On Friday, 20 April 2012 at 01:22:53 UTC, Andrej Mitrovic wrote:
Can we remove this section from the D docs, in the functions
section? :
"
Local Variables
It is an error to use a local variable without first assigning
it a
value. The implementation may not always be able to detect these
cases. Other language compilers sometimes issue a warning for
this,
but since it is always a bug, it should be an error.
It is an error to declare a local variable that is never
referred to.
Dead variables, like anachronistic dead code, are just a source
of
confusion for maintenance programmers.
"
I don't think this will ever be implemented, or that it should
be for
that matter. The first paragraph is quite extreme.
Many other languages have this restriction on local variables and
I would love to see DMD do the same kind of analysis. You can't
force programmers to write readable code, but you should at least
discourage it; the current way of default-initializing local
variables and using that as an excuse to not have flow analysis
is extremely weak and just reflects an unwillingness of the DMD
developers to take on this task, affecting the design of the
language.
I have seen this one in the wild before:
for(size_t i; i < arr.length; i++) {
...
}
This shouldn't be correct D code, and I think it's one of D's few
weaknesses that it is. Removing this paragraph from the
specification would be designing the language around DMD instead
of the other way around, and I really don't want to see that.
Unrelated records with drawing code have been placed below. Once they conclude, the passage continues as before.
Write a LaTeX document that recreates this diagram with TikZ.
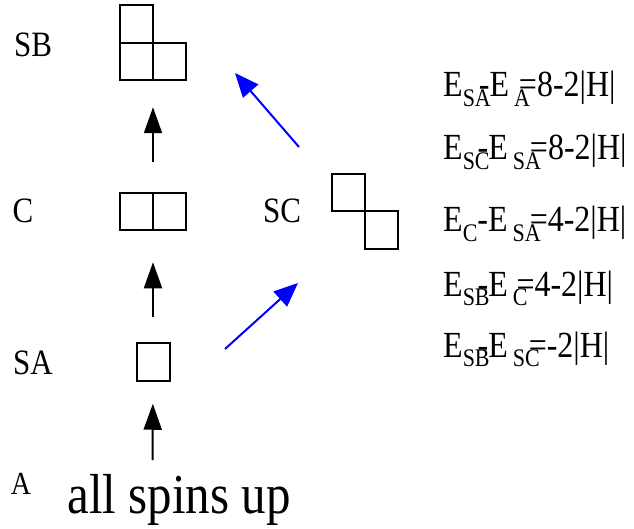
\documentclass[tikz,border=0pt]{standalone}
\usepackage{fontspec}
\usepackage{graphicx}
\setmainfont{Liberation Serif}
\usetikzlibrary{arrows.meta, positioning}

% subscript that is set low and partly run over by what follows
\newcommand{\subE}[2]{\raisebox{-8.5pt}{\fontsize{22}{22}\selectfont #1}\kern-#2}
% the letters of the reference are a little tall
\newcommand{\tall}[1]{\scalebox{1}[1.15]{#1}}

\tikzset{
  cell/.style={draw, line width=2pt, minimum width=33pt, minimum height=37.5pt, inner sep=0pt, outer sep=0pt},
  lbl/.style={font=\fontsize{31}{31}\selectfont, anchor=base, inner sep=0pt},
  eqn/.style={font=\fontsize{32}{32}\selectfont, anchor=base west, inner sep=0pt},
  uparrow/.style={line width=2pt, -{Triangle[length=26pt,width=18pt]}},
  bluearrow/.style={blue, line width=2pt, -{Triangle[length=24pt,width=20pt]}}
}

\begin{document}
\begin{tikzpicture}[x=1pt, y=-1pt]
    \useasboundingbox (0,0) rectangle (634,529);

    % level names
    \node[lbl] (sbname) at (33,57) {\tall{SB}};
    \node[lbl] (cname) at (23,223) {\tall{C}};
    \node[lbl] (scname) at (282,223) {\tall{SC}};
    \node[lbl] (saname) at (33,374) {\tall{SA}};
    \node[lbl, font=\fontsize{28}{28}\selectfont] (aname) at (21,494) {\tall{A}};
    \node[lbl, font=\fontsize{49}{49}\selectfont] (allup) at (179,513) {\tall{all spins up}};

    % spin clusters
    \node[cell] (sb1) at (136.5,24) {};
    \node[cell, below=0pt of sb1] (sb2) {};
    \node[cell, right=0pt of sb2] (sb3) {};
    \node[cell] (c1) at (136.5,211.5) {};
    \node[cell, right=0pt of c1] (c2) {};
    \node[cell] (sa) at (153,362) {};
    \node[cell] (sc1) at (348.5,192.5) {};
    \node[cell, below right=0pt of sc1] (sc2) {};

    % transitions
    \coordinate (abase) at (152.5,460);
    \draw[uparrow, shorten >=23pt] (abase) -- (sa.south);
    \draw[uparrow, shorten <=26pt, shorten >=32pt] (sa.north) -- (c1.south east);
    \draw[uparrow, shorten <=31pt, shorten >=27pt] (c1.north east) -- (sb2.south east);
    \coordinate (satail) at (225,349);
    \coordinate (sctip) at (298,283);
    \coordinate (sctail) at (299,147);
    \coordinate (sbtip) at (235,73);
    \draw[bluearrow] (satail) -- (sctip);
    \draw[bluearrow] (sctail) -- (sbtip);

    % energy differences
    \node[eqn] (eq1) at (443,97) {\tall{E\subE{SA}{12pt}-E\hspace{5pt}\subE{A}{11pt}=8-2|H|}};
    \node[eqn] (eq2) at (443,160) {\tall{E\subE{SC}{12pt}-E\hspace{5pt}\subE{SA}{11pt}=8-2|H|}};
    \node[eqn] (eq3) at (443,232) {\tall{E\subE{C}{0pt}-E\hspace{5pt}\subE{SA}{11pt}=4-2|H|}};
    \node[eqn] (eq4) at (443,296) {\tall{E\subE{SB}{12pt}-E\hspace{5pt}\subE{C}{11pt}=4-2|H|}};
    \node[eqn] (eq5) at (443,357) {\tall{E\subE{SB}{12pt}-E\hspace{5pt}\subE{SC}{11pt}=-2|H|}};
\end{tikzpicture}
\end{document}
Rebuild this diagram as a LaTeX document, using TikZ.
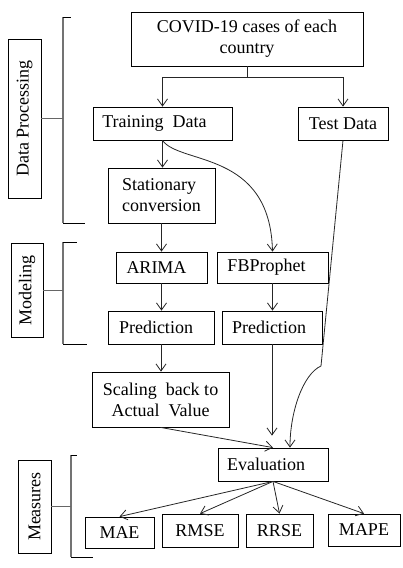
\documentclass[tikz,border=0pt]{standalone}
\usepackage{fontspec}
\setmainfont{Liberation Serif}
\usetikzlibrary{arrows.meta}
\begin{document}
\begin{tikzpicture}[x=1pt,y=-1pt,
  box/.style={draw=black, line width=0.8pt, inner sep=0pt, align=center,
    font=\fontsize{18}{21}\selectfont},
  lbl/.style={draw=black, line width=0.8pt, inner sep=0pt, rotate=90,
    font=\fontsize{18}{21}\selectfont},
  arr/.style={draw=black!85, line width=0.8pt, -{Straight Barb[length=7pt,width=10pt]}},
  ln/.style={draw=black!85, line width=0.8pt},
  brk/.style={draw=black!55, line width=1.5pt},
  tick/.style={draw=black, line width=0.8pt},
  conn/.style={draw=black!60, line width=1pt}]
\useasboundingbox (0,0) rectangle (402,568);
% main boxes
\node[box, minimum width=232pt, minimum height=54pt] (covid) at (247,39) {COVID-19 cases of each\\country};
\node[box, minimum width=139pt, minimum height=33pt] (train) at (162.5,123.5) {Training\ \ Data\kern16pt};
\node[box, minimum width=90pt, minimum height=33pt] (test) at (343,123.5) {Test Data};
\node[box, align=left, minimum width=107pt, minimum height=55pt] (stat) at (161.5,195.5) {Stationary\\conversion};
\node[box, minimum width=91pt, minimum height=31pt] (arima) at (161.5,267.5) {ARIMA\kern10pt};
\node[box, minimum width=111pt, minimum height=31pt] (fb) at (272.5,267.5) {FBProphet\kern12pt};
\node[box, minimum width=106pt, minimum height=33pt] (pred1) at (161,327.5) {Prediction\kern10pt};
\node[box, minimum width=100pt, minimum height=33pt] (pred2) at (272,327.5) {Prediction\kern6pt};
\node[box, minimum width=137pt, minimum height=55pt] (scal) at (160.5,399.5) {Scaling\ \ back to\\Actual\ \ Value};
\node[box, minimum width=110pt, minimum height=33pt] (eval) at (273,464.5) {Evaluation\kern14pt};
\node[box, minimum width=69pt, minimum height=31pt] (mae) at (119.5,532.5) {MAE};
\node[box, minimum width=76pt, minimum height=33pt] (rmse) at (200,530.5) {RMSE};
\node[box, minimum width=67pt, minimum height=33pt] (rrse) at (279.5,530.5) {RRSE};
\node[box, minimum width=72pt, minimum height=32pt] (mape) at (364,530) {MAPE};
% side labels
\node[lbl, minimum width=159pt, minimum height=33pt] (dp) at (24.5,118.5) {Data Processing};
\node[lbl, minimum width=94pt, minimum height=32pt] (mod) at (27,290) {Modeling};
\node[lbl, minimum width=93pt, minimum height=33pt] (meas) at (34.5,506.5) {Measures};
% brackets
\coordinate (b1t) at (63,17); \coordinate (b1b) at (63,223);
\draw[brk] (b1t) -- (b1b);
\draw[tick] (b1t) -- ++(8,0);
\draw[tick] (b1b) -- ++(22,0);
\draw[conn] (dp.south) -- (dp.south -| b1t);
\coordinate (b2t) at (63,242); \coordinate (b2b) at (63,344);
\draw[brk] (b2t) -- (b2b);
\draw[tick] (b2t) -- ++(14,0);
\draw[tick] (b2b) -- ++(24,0);
\draw[conn] (mod.south) -- (mod.south -| b2t);
\coordinate (b3t) at (71,455); \coordinate (b3b) at (71,557);
\draw[brk] (b3t) -- (b3b);
\draw[tick] (b3t) -- ++(6,0);
\draw[tick] (b3b) -- ++(22,0);
\draw[conn] (meas.south) -- (meas.south -| b3t);
% connectors
\draw[ln] (covid.south) -- ++(0,11) coordinate (split);
\draw[arr] (split) -| (train.north);
\draw[arr] (split) -| (test.north);
\draw[arr] (train.south) -- (train.south |- stat.north);
\draw[arr] (train.south) .. controls (180,165) and (270,150) .. (fb.north);
\draw[arr] (stat.south) -- (arima.north);
\draw[arr] (arima.south) -- (arima.south |- pred1.north);
\draw[arr] (pred1.south) -- (pred1.south |- scal.north);
\draw[arr] (fb.south) -- (fb.south |- pred2.north);
\draw[arr, shorten >=12pt] (pred2.south) -- (pred2.south |- eval.north);
\draw[arr] (scal.south) -- (eval.north);
\coordinate (tk) at (321,366);
\draw[arr] (test.south) -- (tk) .. controls (303,374) and (290,412) .. ([xshift=17pt]eval.north);
\draw[arr] (eval.south) -- (mae.north);
\draw[arr] (eval.south) -- (rmse.north);
\draw[arr] (eval.south) -- (rrse.north);
\draw[arr] (eval.south) -- (mape.north);
\end{tikzpicture}
\end{document}
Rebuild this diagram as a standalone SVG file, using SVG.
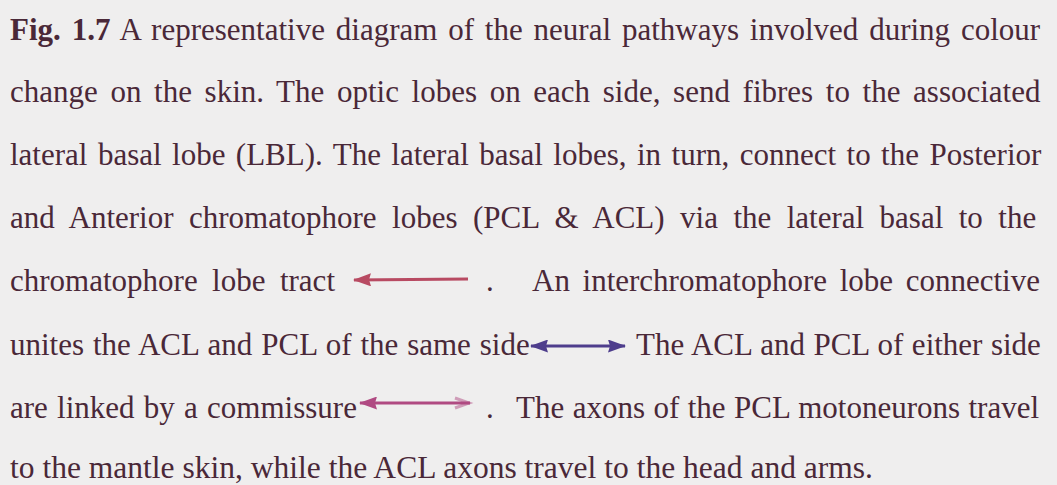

As for the second one, think about how often you use temporary
variables just to test
something out, you wouldn't want to have a compilation error
just
because you've temporarily left an unused variable inside a
function.
That's my experience anywho..
I think GDC has warnings for this, and I think that's the way to
go. Unused local variables is a plague on readability and we
should strive to eliminate them; but at the same time, a
compilation error for all circumstances may be a little tedious.
I think these features probably belong to some lint-type tool
and not
the compiler.
If I remember correctly, one of the goals of D according to
Walter is to reduce the need for such external tools.